How about a simple shell script, to loop thru the drive and find patterns. This can be as complex as you wnat it--looking for pattern A after having found pattern B, etc.
BC=0 (initialize the block count)
while true do;
dd if=$1 bs=2048 count=BC |hexdump -C |grep _pattern_ > tmp
printf BC\n\n tmp (this gives you block count and offset (from hexdump)--tmp already has newline chars, so we dont need to add them)
_pattern_ can come from a command line argument or be hard coded
$1 is the first argument---eg /dev/hda
keep the block size as a multiple of the secotr size.
to have sub-loops, probably write hexdump output to file, then loop with grep so that you get the return code from grep to tell it to look for another pattern.
This obviously lacks finesse--eg it will likely loop forever.

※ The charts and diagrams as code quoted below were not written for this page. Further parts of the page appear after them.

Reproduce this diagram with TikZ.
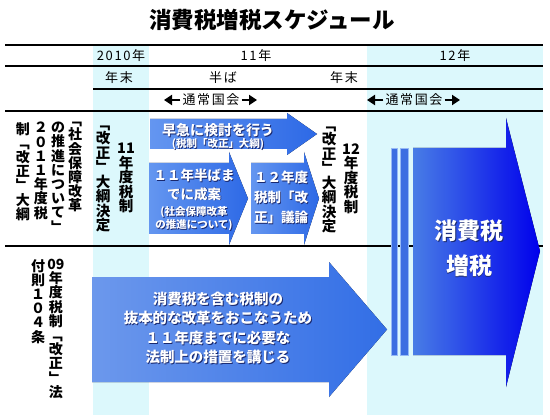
\documentclass[tikz,border=0pt]{standalone}
\usepackage{fontspec}
\setmainfont{Noto Sans CJK JP}
\newfontfamily\hdrfont[LetterSpace=12]{Noto Sans CJK JP}
\usetikzlibrary{arrows.meta,calc}
\definecolor{cyanbg}{RGB}{220,248,252}
\definecolor{shadowc}{RGB}{25,40,110}
\definecolor{barc}{RGB}{60,110,225}
\definecolor{baredge}{RGB}{150,185,245}
\definecolor{bigL}{RGB}{72,125,230}
\definecolor{bigR}{RGB}{0,0,236}
\definecolor{smL}{RGB}{100,150,240}
\definecolor{smR}{RGB}{45,105,230}
\definecolor{botL}{RGB}{108,152,236}
\definecolor{botR}{RGB}{50,110,230}
\newcommand\shtext[4]{%
  \node[#3, text=shadowc] (#1s) at ($(#2)+(0.9,0.9)$) {#4};
  \node[#3, text=white] (#1) at (#2) {#4};}
\begin{document}
\lineskiplimit=-20pt
\lineskip=0pt
\begin{tikzpicture}[x=1pt,y=-1pt,
  hline/.style={line width=1.2pt, black},
  colbg/.style={fill=cyanbg},
  titlef/.style={font=\bfseries\fontsize{22.5}{22.5}\selectfont, inner sep=0pt},
  hdr/.style={font=\hdrfont\fontsize{13}{13}\selectfont, inner sep=0pt},
  karrow/.style={line width=2.8pt, -{Triangle[width=10pt,length=8pt]}},
  vlab/.style={font=\bfseries\fontsize{14}{14.2}\selectfont, align=center, inner sep=0pt},
  vlabc/.style={font=\bfseries\fontsize{14.5}{14.5}\selectfont, align=center, inner sep=0pt},
  atxtT/.style={font=\bfseries\fontsize{14}{16}\selectfont, align=center, inner sep=0pt},
  atxtS/.style={font=\bfseries\fontsize{10.5}{13}\selectfont, align=center, inner sep=0pt},
  atxtA/.style={font=\bfseries\fontsize{13.5}{18.5}\selectfont, align=center, inner sep=0pt},
  atxtB/.style={font=\bfseries\fontsize{13.5}{20}\selectfont, align=center, inner sep=0pt},
  atxtC/.style={font=\bfseries\fontsize{14.5}{19.3}\selectfont, align=center, inner sep=0pt},
  atxtD/.style={font=\bfseries\fontsize{23}{35}\selectfont, align=center, inner sep=0pt},
  smarrow/.style={left color=smL, right color=smR},
  botarrow/.style={left color=botL, right color=botR},
  bigarrow/.style={left color=bigL, right color=bigR},
  bar/.style={fill=barc, draw=baredge, line width=0.6pt}
]
\useasboundingbox (0,0) rectangle (550,420);
\fill[white] (0,0) rectangle (550,420);

% title
\node[titlef] (title) at (272,20) {消費税増税スケジュール};

% light columns
\fill[colbg] (93,45) rectangle (149,415);
\fill[colbg] (367,45) rectangle (543,415);

% table rules
\draw[hline] (5,45) -- (543,45);
\draw[hline] (5,66) -- (543,66);
\draw[hline] (93,89) -- (543,89);
\draw[hline] (5,111) -- (543,111);
\draw[hline] (5,246) -- (543,246);

% header texts
\node[hdr] (y2010) at (121,56) {2010年};
\node[hdr] (y11) at (256,56) {11年};
\node[hdr] (y12) at (455,56) {12年};
\node[hdr] (nm1) at (119,77.5) {年末};
\node[hdr] (hb) at (223,77.5) {半ば};
\node[hdr] (nm2) at (344,77.5) {年末};
\node[hdr] (k1) at (211,100) {通常国会};
\node[hdr] (k2) at (414,100) {通常国会};
\coordinate (k1L) at (164,100);
\coordinate (k1R) at (257,100);
\coordinate (k2L) at (367,100);
\coordinate (k2R) at (460,100);
\draw[karrow, shorten <=2pt] (k1.west) -- (k1L);
\draw[karrow, shorten <=2pt] (k1.east) -- (k1R);
\draw[karrow, shorten <=2pt] (k2.west) -- (k2L);
\draw[karrow, shorten <=2pt] (k2.east) -- (k2R);

% upper-left label
\node[vlab, anchor=north] (sl1) at (75,122) {﹁\\社\\会\\保\\障\\改\\革};
\node[vlab, anchor=north] (sl2) at (58,122) {の\\推\\進\\に\\つ\\い\\て\\﹂};
\node[vlab, anchor=north] (sl3) at (41,122) {２\\０\\１\\１\\年\\度\\税};
\node[vlab, anchor=north] (sl4) at (23,122) {制\\﹁\\改\\正\\﹂\\大\\綱};

% column 1 labels
\node[vlabc] (c1a) at (126,178) {11\\年\\度\\税\\制};
\node[vlabc] (c1b) at (103,179) {﹁\\改\\正\\﹂\\大\\綱\\決\\定};
% column between arrows and big arrow
\node[vlabc] (c2a) at (351,178.5) {12\\年\\度\\税\\制};
\node[vlabc] (c2b) at (329,180) {﹁\\改\\正\\﹂\\大\\綱\\決\\定};

% bottom-left label
\node[vlab, anchor=north] (bl1) at (56,259) {09\\年\\度\\税\\制\\﹁\\改\\正\\﹂\\法};
\node[vlab, anchor=north] (bl2) at (38,259) {付\\則\\１\\０\\４\\条};

% small arrows
\fill[smarrow] (150,119) -- (287,119) -- (287,113) -- (317,134) -- (287,155) -- (287,149) -- (150,149) -- cycle;
\fill[smarrow] (149,163) -- (229,163) -- (229,152) -- (248,198.5) -- (229,245) -- (229,234) -- (149,234) -- cycle;
\fill[smarrow] (251,163) -- (304,163) -- (304,152) -- (319,198.5) -- (304,245) -- (304,234) -- (251,234) -- cycle;

% bottom arrow
\fill[botarrow] (92,277) -- (329,277) -- (329,262) -- (387,329.5) -- (329,397) -- (329,382) -- (92,382) -- cycle;

% big arrow
\filldraw[bar] (391,148) rectangle (397,355);
\filldraw[bar] (400,148) rectangle (408,355);
\fill[bigarrow] (413,148) -- (506,148) -- (506,118) -- (540,251) -- (506,387) -- (506,355) -- (413,355) -- cycle;

% arrow texts
\shtext{a1t}{218,130}{atxtT}{早急に検討を行う}
\shtext{a1s}{218,144.5}{atxtS}{(税制「改正」大綱)}
\shtext{a2t}{194,184.7}{atxtA}{１１年半ばま\\でに成案}
\shtext{a2s}{194,218.5}{atxtS}{(社会保障改革\\の推進について)}
\shtext{a3t}{281,197.5}{atxtB}{１２年度\\税制「改\\正」議論}
\shtext{a4t}{218,328}{atxtC}{消費税を含む税制の\\抜本的な改革をおこなうため\\１１年度までに必要な\\法制上の措置を講じる}
\shtext{big}{469,248}{atxtD}{消費税\\増税}
\end{tikzpicture}
\end{document}
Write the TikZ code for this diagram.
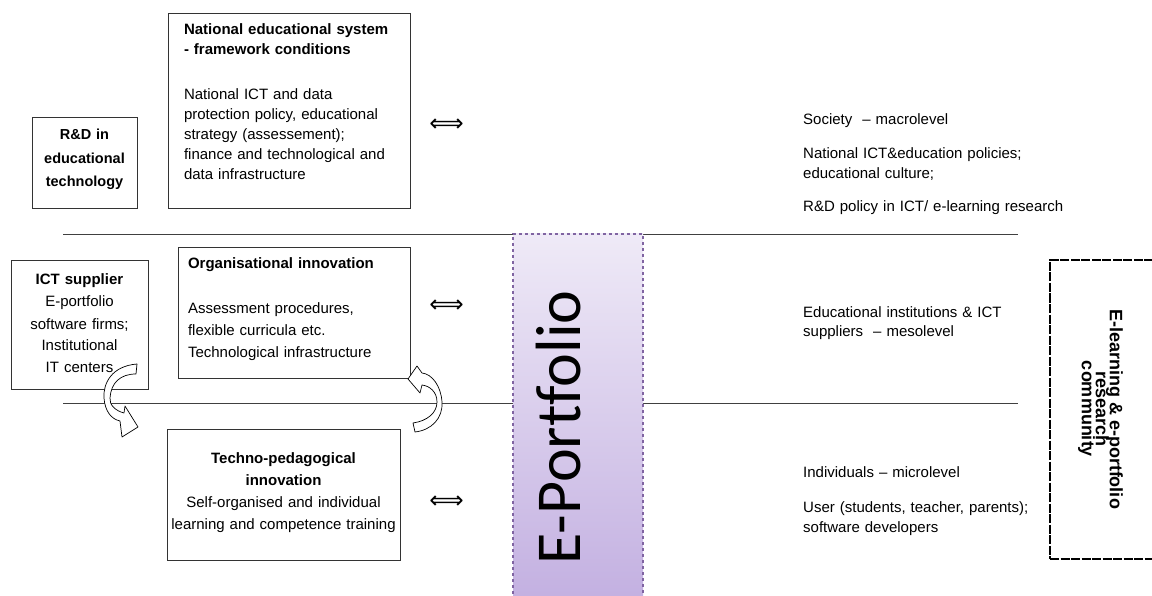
\documentclass[tikz,border=0pt]{standalone}
\usepackage{fontspec}
\setmainfont{Liberation Sans}
\newfontfamily\epfont[Ligatures=NoCommon]{Carlito}
\newfontfamily\dblfont{DejaVu Sans}
\definecolor{eptop}{HTML}{EFEAF7}
\definecolor{epbottom}{HTML}{C3B0E1}
\definecolor{epborder}{HTML}{8064A2}

\begin{document}
\begin{tikzpicture}[x=1pt, y=-1pt,
    frame box/.style={draw=black!80, line width=0.8pt, inner sep=0pt, text height=11pt},
    level text/.style={anchor=base west, align=left, inner sep=0pt, text width=280pt},
    equiv sign/.style={inner sep=0pt, font=\dblfont\fontsize{24}{24}\selectfont},
    bend arrow/.style={draw=black, fill=white, line width=0.7pt, line join=round}]
    \useasboundingbox (0,0) rectangle (1152,596);

    % Level lines
    \draw[black!75, line width=0.9pt] (63,234) -- (1018,234);
    \draw[black!75, line width=0.9pt] (63,403) -- (1018,403);

    % E-Portfolio column
    \shade[top color=eptop, bottom color=epbottom] (513,234) rectangle (643,600);
    \draw[epborder, line width=1.3pt, dashed] (513,600) -- (513,234) -- (643,234) -- (643,600);
    \node[rotate=90, anchor=base, inner sep=0pt, font=\epfont\fontsize{64}{64}\selectfont] (eport) at (580,427.5) {E-Portfolio};

    % Boxes on the left
    \node[frame box, minimum width=105pt, minimum height=91pt, text width=105pt, align=center, text depth=56pt, font=\bfseries\fontsize{14.5}{23.5}\selectfont] (rnd) at (84.5,162.5) {R\&D in\\ educational\\ technology};
    \node[frame box, minimum width=242pt, minimum height=195pt, text width=210pt, align=left, text depth=162pt, font=\fontsize{15}{20}\selectfont] (natsys) at (289,110.5)
        {\textbf{National educational system}\\ \textbf{- framework conditions}\\[25pt] National ICT and data\\ protection policy, educational\\ strategy (assessement);\\ finance and technological and\\ data infrastructure};
    \node[frame box, minimum width=137pt, minimum height=129pt, text width=137pt, align=center, text depth=90pt, font=\fontsize{15}{22}\selectfont] (ictsup) at (79.5,324.5)
        {\textbf{ICT supplier}\\ E-portfolio\\ software firms;\\ Institutional\\ IT centers};
    \node[frame box, minimum width=232pt, minimum height=131pt, text width=212pt, align=left, text depth=98pt, font=\fontsize{15}{22}\selectfont] (orginn) at (294,312.5)
        {\textbf{Organisational innovation}\\[23pt] Assessment procedures,\\ flexible curricula etc.\\ Technological infrastructure};
    \node[frame box, minimum width=233pt, minimum height=131pt, text width=233pt, align=center, text depth=74pt, font=\fontsize{15}{22}\selectfont] (techped) at (283.5,494.5)
        {\textbf{Techno-pedagogical}\\ \textbf{innovation}\\ Self-organised and individual\\ learning and competence training};

    % Curved arrows
    \draw[bend arrow] (137,364) .. controls (112,366) and (103,383) .. (104,398)
        .. controls (105,411) and (111,419) .. (120,421)
        -- (122,437) -- (138,427) -- (125,406) -- (124,413)
        .. controls (116,411) and (109,405) .. (110,398)
        .. controls (111,383) and (120,374) .. (136,374) -- cycle;
    \draw[bend arrow] (415,432) .. controls (432,430) and (443,418) .. (442,402)
        .. controls (441,386) and (432,374) .. (422,373)
        -- (417,366) -- (408,379) -- (420,393) -- (422,385)
        .. controls (430,386) and (437,392) .. (437,402)
        .. controls (437,413) and (427,421) .. (413,423) -- cycle;

    % Equivalence signs
    \foreach \name/\ypos in {eqmacro/125, eqmeso/306, eqmicro/502}
        \node[equiv sign] (\name) at (446.5,\ypos) {⟺};

    % Levels
    \node[level text, font=\fontsize{15}{20}\selectfont] (macro) at (803,125)
        {Society~ – macrolevel\\[14pt] National ICT\&education policies;\\ educational culture;\\[13pt] R\&D policy in ICT/ e-learning research};
    \node[level text, font=\fontsize{15}{19}\selectfont] (meso) at (803,318)
        {Educational institutions \& ICT\\ suppliers~ – mesolevel};
    \node[level text, font=\fontsize{15}{20}\selectfont] (micro) at (803,477)
        {Individuals – microlevel\\[15pt] User (students, teacher, parents);\\ software developers};

    % Research community
    \node[draw=black, line width=1.4pt, dash pattern=on 9pt off 1.5pt, minimum width=112pt, minimum height=299pt] (elcomm) at (1106,409.5) {};
    \node[rotate=-90, align=center, inner sep=0pt, font={\bfseries\fontsize{18}{14}\selectfont\lineskiplimit=-20pt\relax}] (elcommtext) at (1100.5,409)
        {E-learning \& e-portfolio\\ research\\ community};
\end{tikzpicture}
\end{document}
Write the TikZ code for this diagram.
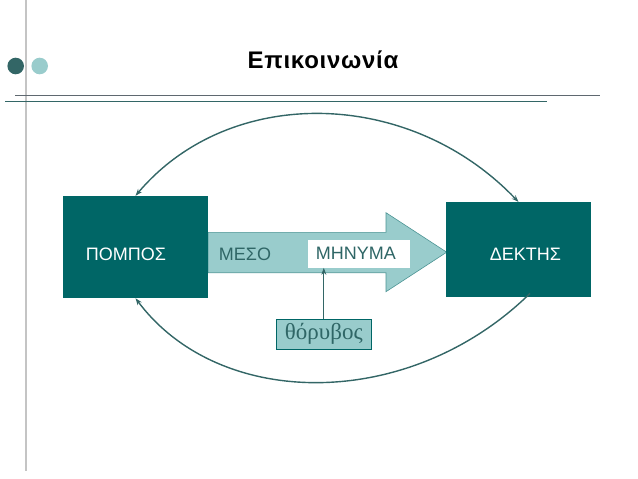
\documentclass[tikz,border=0pt]{standalone}
\usepackage{fontspec}
\setmainfont{Liberation Serif}
\newfontfamily\arialfont{Liberation Sans}
\newfontfamily\headfont[LetterSpace=3]{Liberation Sans Bold}
\usetikzlibrary{arrows.meta}

\definecolor{boxteal}{HTML}{006666}
\definecolor{paleteal}{HTML}{99CCCC}
\definecolor{lineteal}{HTML}{336666}
\definecolor{txtteal}{HTML}{2F6666}
\definecolor{rulegrey}{HTML}{5F6870}
\definecolor{railgrey}{HTML}{C4C4C4}

\begin{document}
\begin{tikzpicture}[
  x=1pt, y=-1pt,
  >={Stealth[length=7pt,width=5pt]},
  party/.style={fill=boxteal, inner sep=0pt, minimum width=145pt},
  partytext/.style={text=white, font=\arialfont\fontsize{18}{20}\selectfont},
  flowtext/.style={text=txtteal, font=\arialfont\fontsize{18}{20}\selectfont},
  link/.style={draw=lineteal, line width=1.4pt}
]
\useasboundingbox (0,0) rectangle (638,479);

% slide decoration
\draw[railgrey, line width=2pt] (26,0) -- (26,471);
\fill[lineteal] (15.7,66) circle (8.3pt);
\fill[paleteal] (39.7,66) circle (8.3pt);
\draw[rulegrey, line width=1.2pt] (15,95.3) -- (600,95.3);
\draw[lineteal, line width=1.2pt] (5,101.3) -- (546.7,101.3);

\node[font=\headfont\fontsize{24}{28}\selectfont] (title) at (323,60) {Επικοινωνία};

% channel arrow
\filldraw[fill=paleteal, draw=boxteal!70, line width=0.6pt]
  (208,232.3) -- (386,232.3) -- (386,212.7) -- (446.7,252.2)
  -- (386,291.7) -- (386,272.7) -- (208,272.7) -- cycle;

\node[party, minimum height=102pt,
  label={[partytext, xshift=-9.5pt, yshift=-7pt]center:ΠΟΜΠΟΣ}] (pompos) at (135.5,247) {};
\node[party, minimum height=95pt,
  label={[partytext, xshift=7pt, yshift=-5pt]center:ΔΕΚΤΗΣ}] (dektis) at (518.5,249.7) {};

\node[flowtext] (meso) at (245,254.5) {ΜΕΣΟ};
\node[flowtext, fill=white, anchor=west, inner xsep=8pt, inner ysep=0pt,
  text width=85.6pt, minimum height=27.7pt, align=left] (minima) at (307.7,253.8) {ΜΗΝΥΜΑ};

\node[fill=paleteal, draw=boxteal, line width=0.6pt, text=txtteal,
  minimum width=95.7pt, minimum height=30pt, inner sep=0pt,
  font=\fontsize{23}{26}\selectfont] (noise) at (323.8,334.3) {θόρυβος};

% noise and feedback
\draw[->, lineteal, line width=0.8pt] (noise.north) -- (noise.north |- minima.south);
\draw[<->, link] (pompos.north) .. controls (230,84) and (410,88) .. (dektis.north);
\draw[->, link] ([xshift=11.5pt,yshift=4pt]dektis.south) .. controls (410,411) and (220,411) .. (pompos.south);

\end{tikzpicture}
\end{document}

Also, you need to use the correct sahell syntax....
teckk: I have now given helix a whirl; nice distro, but it doesn't seem to have the tools to analyze raw disk data when the file system is unknown (ie not NTFS/FAT/EXT3 etc).
Also tried with foremost. It seems to need an actual file, rather than the /dev/hdd device file. If I had another 300G disk, I could copy the whole drive to the new drive (within an ext3fs filesystem). I did this with the first 1G, but it was unable to find any mpg files or any at all, where I had already extracted many mpeg streams manually.
I guess I'm back to either scripting or some program coding to get what I am trying to retrieve.